WORK TO COMPLETE ▸
In the material below, please retype the lines from the very first through the one with "0.055, 0.03, 0.02];", exactly and without pictures.

DATA EXCERPT ▸

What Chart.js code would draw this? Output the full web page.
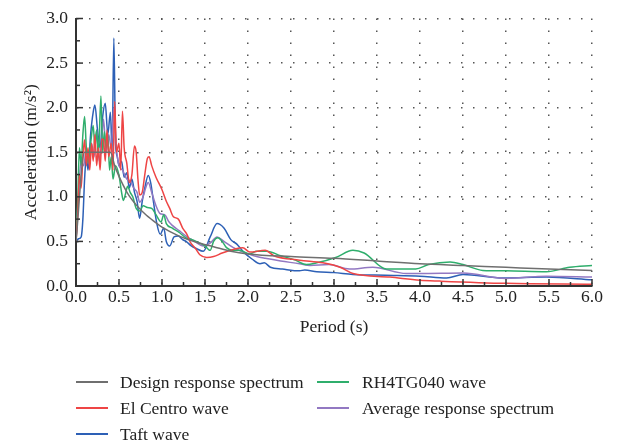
<!DOCTYPE html>
<html>
<head>
<meta charset="utf-8">
<script src="https://cdn.jsdelivr.net/npm/chart.js@4/dist/chart.umd.min.js"></script>
<style>
  body { margin: 0; background: #fff; }
  #wrap { position: relative; width: 621px; height: 447px; font-family: "Liberation Serif", serif; color: #222; }
  #legend { position: absolute; left: 0; top: 0; width: 621px; height: 447px; pointer-events: none; }
  .item { position: absolute; font-size: 17.5px; line-height: 20px; white-space: nowrap; }
  .item i { position: absolute; top: 9px; width: 32px; height: 2px; }
  .item span { position: absolute; }
</style>
</head>
<body>
<div id="wrap">
  <canvas id="chart" width="621" height="345"></canvas>
  <div id="legend"></div>
</div>
<script>
// Design response spectrum
const designT = [0, 0.1, 0.4, 0.45, 0.5, 0.6, 0.7, 0.8, 0.9, 1.0, 1.2, 1.4, 1.6, 1.8, 2.0, 2.5, 3.0, 3.5, 4.0, 4.5, 5.0, 5.5, 6.0];
const designA = [0.50, 1.50, 1.50, 1.35, 1.23, 1.04, 0.91, 0.81, 0.73, 0.66, 0.56, 0.49, 0.44, 0.39, 0.36, 0.33, 0.31, 0.28, 0.25, 0.23, 0.21, 0.19, 0.175];

// El Centro wave
const elCentroT = [0, 0.02, 0.04, 0.06, 0.08, 0.10, 0.12, 0.14, 0.16, 0.18, 0.20, 0.22, 0.24, 0.26, 0.28, 0.30, 0.32, 0.34, 0.36, 0.38, 0.41, 0.43, 0.45, 0.47, 0.50, 0.52, 0.54, 0.56, 0.59, 0.62, 0.65, 0.68, 0.70, 0.72, 0.74, 0.77, 0.80, 0.83, 0.85, 0.88, 0.93, 1.00, 1.05, 1.09, 1.13, 1.19, 1.24, 1.29, 1.33, 1.39, 1.44, 1.52, 1.60, 1.70, 1.83, 1.94, 2.02, 2.20, 2.30, 2.60, 2.87, 3.07, 3.22, 3.65, 4.00, 4.23, 5.00, 6.00];
const elCentroA = [0.50, 0.80, 1.25, 1.10, 1.45, 1.64, 1.35, 1.55, 1.30, 1.60, 1.40, 1.70, 1.35, 1.55, 1.30, 1.65, 1.64, 1.40, 1.75, 1.45, 1.60, 1.30, 2.07, 1.50, 1.60, 1.30, 1.96, 1.55, 1.38, 1.16, 1.25, 1.57, 1.50, 1.20, 1.02, 1.05, 1.25, 1.43, 1.45, 1.35, 1.22, 1.08, 0.95, 0.87, 0.78, 0.75, 0.65, 0.58, 0.49, 0.42, 0.35, 0.32, 0.33, 0.37, 0.41, 0.43, 0.38, 0.40, 0.34, 0.29, 0.26, 0.21, 0.14, 0.10, 0.065, 0.055, 0.03, 0.02];

// Taft wave
const taftT = [0, 0.03, 0.06, 0.08, 0.10, 0.12, 0.14, 0.17, 0.20, 0.22, 0.25, 0.28, 0.31, 0.34, 0.37, 0.40, 0.42, 0.44, 0.46, 0.48, 0.50, 0.53, 0.56, 0.59, 0.62, 0.65, 0.68, 0.71, 0.74, 0.77, 0.80, 0.84, 0.87, 0.90, 0.94, 0.98, 1.02, 1.05, 1.09, 1.14, 1.19, 1.24, 1.28, 1.34, 1.40, 1.48, 1.56, 1.64, 1.72, 1.80, 1.87, 1.95, 2.05, 2.14, 2.19, 2.26, 2.40, 2.60, 2.66, 2.80, 3.00, 3.22, 3.60, 4.00, 4.31, 4.50, 4.97, 5.47, 6.00];
const taftA = [0.50, 0.53, 0.55, 0.75, 1.20, 1.45, 1.30, 1.70, 1.95, 2.03, 1.75, 1.55, 1.90, 2.05, 1.70, 1.95, 1.50, 2.78, 1.60, 1.45, 1.35, 1.40, 1.22, 1.27, 1.10, 1.20, 1.05, 0.95, 0.76, 0.95, 1.10, 1.24, 1.15, 0.95, 0.70, 0.58, 0.65, 0.50, 0.45, 0.55, 0.56, 0.52, 0.50, 0.45, 0.42, 0.39, 0.55, 0.70, 0.65, 0.52, 0.47, 0.38, 0.30, 0.25, 0.26, 0.21, 0.19, 0.17, 0.18, 0.16, 0.15, 0.13, 0.12, 0.11, 0.09, 0.13, 0.09, 0.10, 0.07];

// RH4TG040 wave
const rhT = [0, 0.02, 0.04, 0.06, 0.08, 0.10, 0.12, 0.14, 0.17, 0.20, 0.22, 0.24, 0.26, 0.29, 0.31, 0.33, 0.35, 0.37, 0.39, 0.41, 0.43, 0.46, 0.50, 0.53, 0.55, 0.58, 0.60, 0.63, 0.66, 0.70, 0.74, 0.78, 0.83, 0.88, 0.93, 0.99, 1.02, 1.05, 1.12, 1.20, 1.28, 1.35, 1.42, 1.50, 1.56, 1.60, 1.65, 1.70, 1.75, 1.82, 1.90, 2.02, 2.10, 2.22, 2.38, 2.55, 2.68, 2.80, 3.02, 3.22, 3.35, 3.61, 3.95, 4.10, 4.35, 4.50, 4.73, 5.00, 5.47, 5.74, 6.00];
const rhA = [0.50, 0.95, 1.55, 1.35, 1.70, 1.90, 1.55, 1.38, 1.60, 1.80, 1.55, 1.75, 1.45, 2.13, 1.50, 1.73, 1.55, 1.70, 1.30, 1.45, 1.20, 1.35, 1.24, 1.05, 0.96, 1.05, 1.12, 1.05, 1.00, 0.87, 0.84, 0.90, 0.88, 0.87, 0.80, 0.72, 0.80, 0.70, 0.65, 0.60, 0.54, 0.52, 0.49, 0.45, 0.40, 0.50, 0.54, 0.50, 0.43, 0.40, 0.40, 0.36, 0.39, 0.39, 0.34, 0.29, 0.24, 0.26, 0.32, 0.40, 0.37, 0.19, 0.19, 0.24, 0.27, 0.24, 0.175, 0.17, 0.16, 0.21, 0.23];

// Average response spectrum
const avgT = [0, 0.03, 0.06, 0.09, 0.12, 0.15, 0.18, 0.21, 0.24, 0.27, 0.30, 0.32, 0.35, 0.38, 0.41, 0.44, 0.47, 0.50, 0.54, 0.59, 0.63, 0.67, 0.71, 0.74, 0.78, 0.81, 0.84, 0.88, 0.93, 0.98, 1.03, 1.08, 1.12, 1.20, 1.28, 1.38, 1.48, 1.56, 1.64, 1.72, 1.83, 2.00, 2.10, 2.20, 2.38, 2.60, 2.72, 2.94, 3.18, 3.45, 3.84, 4.00, 4.50, 5.00, 5.47, 6.00];
const avgA = [0.50, 1.05, 1.40, 1.35, 1.55, 1.40, 1.60, 1.45, 1.75, 1.40, 1.65, 1.87, 1.50, 1.70, 1.55, 2.00, 1.55, 1.35, 1.30, 1.20, 1.18, 1.10, 1.05, 0.94, 1.00, 1.10, 1.16, 1.05, 0.90, 0.81, 0.80, 0.72, 0.68, 0.62, 0.56, 0.50, 0.45, 0.48, 0.55, 0.50, 0.43, 0.36, 0.33, 0.31, 0.28, 0.25, 0.23, 0.24, 0.19, 0.21, 0.14, 0.14, 0.145, 0.085, 0.11, 0.10];

function pts(t, a){
  return t.map((x, i) => ({x: x, y: a[i]}));
}

function isMajor(v){
  return Math.abs(v * 2 - Math.round(v * 2)) < 1e-6;
}

const series = [
  {label: 'Design response spectrum', t: designT, a: designA, color: '#6f6f6f', col: 0, row: 0},
  {label: 'El Centro wave', t: elCentroT, a: elCentroA, color: '#ee4545', col: 0, row: 1},
  {label: 'RH4TG040 wave', t: rhT, a: rhA, color: '#2fae6c', col: 1, row: 0},
  {label: 'Average response spectrum', t: avgT, a: avgA, color: '#9278c2', col: 1, row: 1},
  {label: 'Taft wave', t: taftT, a: taftA, color: '#2d60b6', col: 0, row: 2}
];

const FONT = '"Liberation Serif", serif';

// inward tick marks on the two axes
const inwardTicks = {
  id: 'inwardTicks',
  afterDatasetsDraw(chart){
    const {ctx, chartArea, scales} = chart;
    ctx.save();
    ctx.strokeStyle = '#333';
    ctx.lineWidth = 1.5;
    scales.x.ticks.forEach(tk => {
      const px = scales.x.getPixelForValue(tk.value);
      const len = isMajor(tk.value) ? 7 : 4;
      ctx.beginPath();
      ctx.moveTo(px, chartArea.bottom);
      ctx.lineTo(px, chartArea.bottom - len);
      ctx.stroke();
    });
    scales.y.ticks.forEach(tk => {
      const py = scales.y.getPixelForValue(tk.value);
      const len = isMajor(tk.value) ? 7 : 4;
      ctx.beginPath();
      ctx.moveTo(chartArea.left, py);
      ctx.lineTo(chartArea.left + len, py);
      ctx.stroke();
    });
    ctx.restore();
  }
};

const ctx = document.getElementById('chart');
const myChart = new Chart(ctx, {
  type: 'line',
  plugins: [inwardTicks],
  data: {
    datasets: series.map(s => ({
      label: s.label,
      data: pts(s.t, s.a),
      borderColor: s.color,
      backgroundColor: s.color,
      borderWidth: 1.5,
      pointRadius: 0,
      cubicInterpolationMode: 'monotone',
      fill: false
    }))
  },
  options: {
    animation: false,
    responsive: false,
    devicePixelRatio: 1,
    events: [],
    layout: {
      padding: {left: 0, right: 29, top: 12, bottom: 0}
    },
    plugins: {
      legend: {display: false},
      tooltip: {enabled: false}
    },
    scales: {
      x: {
        type: 'linear',
        min: 0,
        max: 6,
        afterFit: s => { s.height = 59; },
        afterBuildTicks: s => { s.ticks = Array.from({length: 25}, (_, i) => ({value: i * 0.25})); },
        ticks: {
          autoSkip: false,
          maxRotation: 0,
          padding: 1,
          color: '#222',
          font: {family: FONT, size: 17.5},
          callback: v => isMajor(v) ? v.toFixed(1) : ''
        },
        grid: {
          drawTicks: false,
          lineWidth: 1.5,
          color: c => (c.tick && isMajor(c.tick.value) && c.tick.value > 0) ? '#555' : 'rgba(0,0,0,0)'
        },
        border: {display: true, color: '#333', width: 2, dash: [1.5, 10.5]},
        title: {
          display: true,
          text: 'Period (s)',
          color: '#222',
          font: {family: FONT, size: 17.5},
          padding: {top: 2, bottom: 7}
        }
      },
      y: {
        type: 'linear',
        min: 0,
        max: 3,
        afterFit: s => { s.width = 76; },
        afterBuildTicks: s => { s.ticks = Array.from({length: 13}, (_, i) => ({value: i * 0.25})); },
        ticks: {
          autoSkip: false,
          padding: 8,
          color: '#222',
          font: {family: FONT, size: 17.5},
          callback: v => isMajor(v) ? v.toFixed(1) : ''
        },
        grid: {
          drawTicks: false,
          lineWidth: 1.5,
          color: c => (c.tick && isMajor(c.tick.value) && c.tick.value > 0) ? '#555' : 'rgba(0,0,0,0)'
        },
        border: {display: true, color: '#333', width: 2, dash: [1.5, 10.5]},
        title: {
          display: true,
          text: 'Acceleration (m/s²)',
          color: '#222',
          font: {family: FONT, size: 17.5},
          padding: {top: 21, bottom: 0}
        }
      }
    }
  }
});

// legend below the chart, two columns
const legend = document.getElementById('legend');
const colX = [76, 317];
const rowY = [372, 398, 424];
series.forEach(s => {
  const d = document.createElement('div');
  d.className = 'item';
  d.style.left = colX[s.col] + 'px';
  d.style.top = rowY[s.row] + 'px';
  d.innerHTML = `<i style="background:${s.color}"></i><span style="left:${s.col ? 45 : 44}px">${s.label}</span>`;
  legend.appendChild(d);
});
</script>
</body>
</html>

RIGHT ANSWER ▸
What Chart.js code would draw this? Output the full web page.
<!DOCTYPE html>
<html>
<head>
<meta charset="utf-8">
<script src="https://cdn.jsdelivr.net/npm/chart.js@4/dist/chart.umd.min.js"></script>
<style>
  body { margin: 0; background: #fff; }
  #wrap { position: relative; width: 621px; height: 447px; font-family: "Liberation Serif", serif; color: #222; }
  #legend { position: absolute; left: 0; top: 0; width: 621px; height: 447px; pointer-events: none; }
  .item { position: absolute; font-size: 17.5px; line-height: 20px; white-space: nowrap; }
  .item i { position: absolute; top: 9px; width: 32px; height: 2px; }
  .item span { position: absolute; }
</style>
</head>
<body>
<div id="wrap">
  <canvas id="chart" width="621" height="345"></canvas>
  <div id="legend"></div>
</div>
<script>
// Design response spectrum
const designT = [0, 0.1, 0.4, 0.45, 0.5, 0.6, 0.7, 0.8, 0.9, 1.0, 1.2, 1.4, 1.6, 1.8, 2.0, 2.5, 3.0, 3.5, 4.0, 4.5, 5.0, 5.5, 6.0];
const designA = [0.50, 1.50, 1.50, 1.35, 1.23, 1.04, 0.91, 0.81, 0.73, 0.66, 0.56, 0.49, 0.44, 0.39, 0.36, 0.33, 0.31, 0.28, 0.25, 0.23, 0.21, 0.19, 0.175];

// El Centro wave
const elCentroT = [0, 0.02, 0.04, 0.06, 0.08, 0.10, 0.12, 0.14, 0.16, 0.18, 0.20, 0.22, 0.24, 0.26, 0.28, 0.30, 0.32, 0.34, 0.36, 0.38, 0.41, 0.43, 0.45, 0.47, 0.50, 0.52, 0.54, 0.56, 0.59, 0.62, 0.65, 0.68, 0.70, 0.72, 0.74, 0.77, 0.80, 0.83, 0.85, 0.88, 0.93, 1.00, 1.05, 1.09, 1.13, 1.19, 1.24, 1.29, 1.33, 1.39, 1.44, 1.52, 1.60, 1.70, 1.83, 1.94, 2.02, 2.20, 2.30, 2.60, 2.87, 3.07, 3.22, 3.65, 4.00, 4.23, 5.00, 6.00];
const elCentroA = [0.50, 0.80, 1.25, 1.10, 1.45, 1.64, 1.35, 1.55, 1.30, 1.60, 1.40, 1.70, 1.35, 1.55, 1.30, 1.65, 1.64, 1.40, 1.75, 1.45, 1.60, 1.30, 2.07, 1.50, 1.60, 1.30, 1.96, 1.55, 1.38, 1.16, 1.25, 1.57, 1.50, 1.20, 1.02, 1.05, 1.25, 1.43, 1.45, 1.35, 1.22, 1.08, 0.95, 0.87, 0.78, 0.75, 0.65, 0.58, 0.49, 0.42, 0.35, 0.32, 0.33, 0.37, 0.41, 0.43, 0.38, 0.40, 0.34, 0.29, 0.26, 0.21, 0.14, 0.10, 0.065, 0.055, 0.03, 0.02];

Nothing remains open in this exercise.